Bid to disclose party funding fails
Strangely, all the parties agreed, some tacitly, that political party funding should be transparent. In My Vote Counts (MVC) vs the Speaker of the National Assembly and Others (Parliament), all political parties represented in Parliament were cited. None opposed the application that asked the Constitutional Court to declare that Parliament had failed in its constitutional obligation to pass legislation giving full effect to the right of access to information.
MVC also wanted an order compelling the House to pass legislation giving full effect to this right, and ultimately making party funding transparent, within 18 months.
The Democratic Alliance and the minister of justice initially filed opposing papers, but these were later withdrawn. The absence of any contribution by political parties was something that caused Deputy Chief Justice Dikgang Moseneke, during arguments, to ask what the court was to make of this: why none had “bothered” to oppose or join MVC’s application.
The question the court had to answer, as described by Justice Edwin Cameron in a minority judgment handed down on Wednesday, was “whether Parliament has failed to fulfil an obligation the Constitution imposes on it” — specifically, whether information on the private funding of political parties is required to exercise the right to vote. “If it is, the further question is whether Parliament has passed legislation that gives effect to the right of access to this information. If not, Parliament is in breach of its constitutional obligation, and the applicant asks this court to require Parliament to remedy the breach.”
Judges Cameron, Moseneke and Johan Froneman, and acting judge Achmat Jappie, penned the minority judgment that would have opened up the books of political parties to the public. But it is the majority judgment dismissing MVC’s application that stands.
The Constitution grants everyone the right to access information that is needed to exercise other rights, such as the right to vote. The Constitution requires Parliament to pass legislation that enables this. MVC argued that Parliament failed in this respect because citizens cannot fully exercise the right to vote without information about who funds political parties.
Parliament did not explicitly disagree. But it argued that it had already done this by passing the Promotion of Access to Information Act (Paia), which ena- bles people to petition public and private bodies for information.

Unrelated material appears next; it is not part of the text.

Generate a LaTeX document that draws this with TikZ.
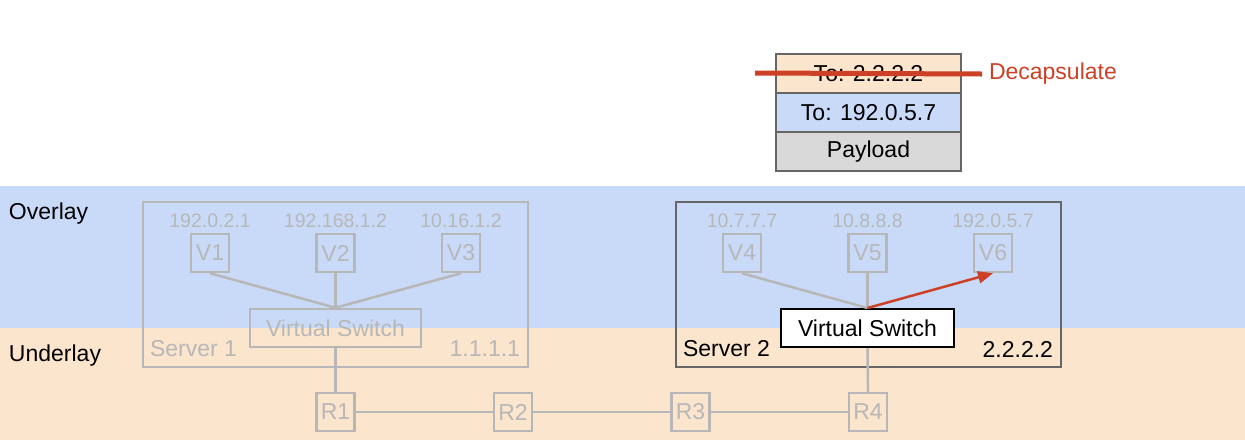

MVC countered that Paia did not fully “cover the field” of the right because to get information by using Paia one must know exactly what information the other party has in its possession. As no one knows how political parties are funded, this would be impossible.
MVC said the new legislation should require parties to divulge who funds them.
Also at issue was the subsidiarity principle, which says the Constitution supports legislation that gives effect to a right. A litigant cannot seek to enforce a right in court without first attacking the relevant legislation. The majority judgment said that MVC needed to attack Paia before trying to enforce the right to access information. But the minority disagreed, as the constitutional validity of Paia was not in dispute.
Cameron agreed with MVC that Paia was simply not enough to fulfil the entire right to access information, and that another piece of legislation was required.
Greg Solik from MVC told the Mail & Guardian that challenging the constitutionality of Paia now was an option the campaign was considering “very seriously”, in light of the majority judgment.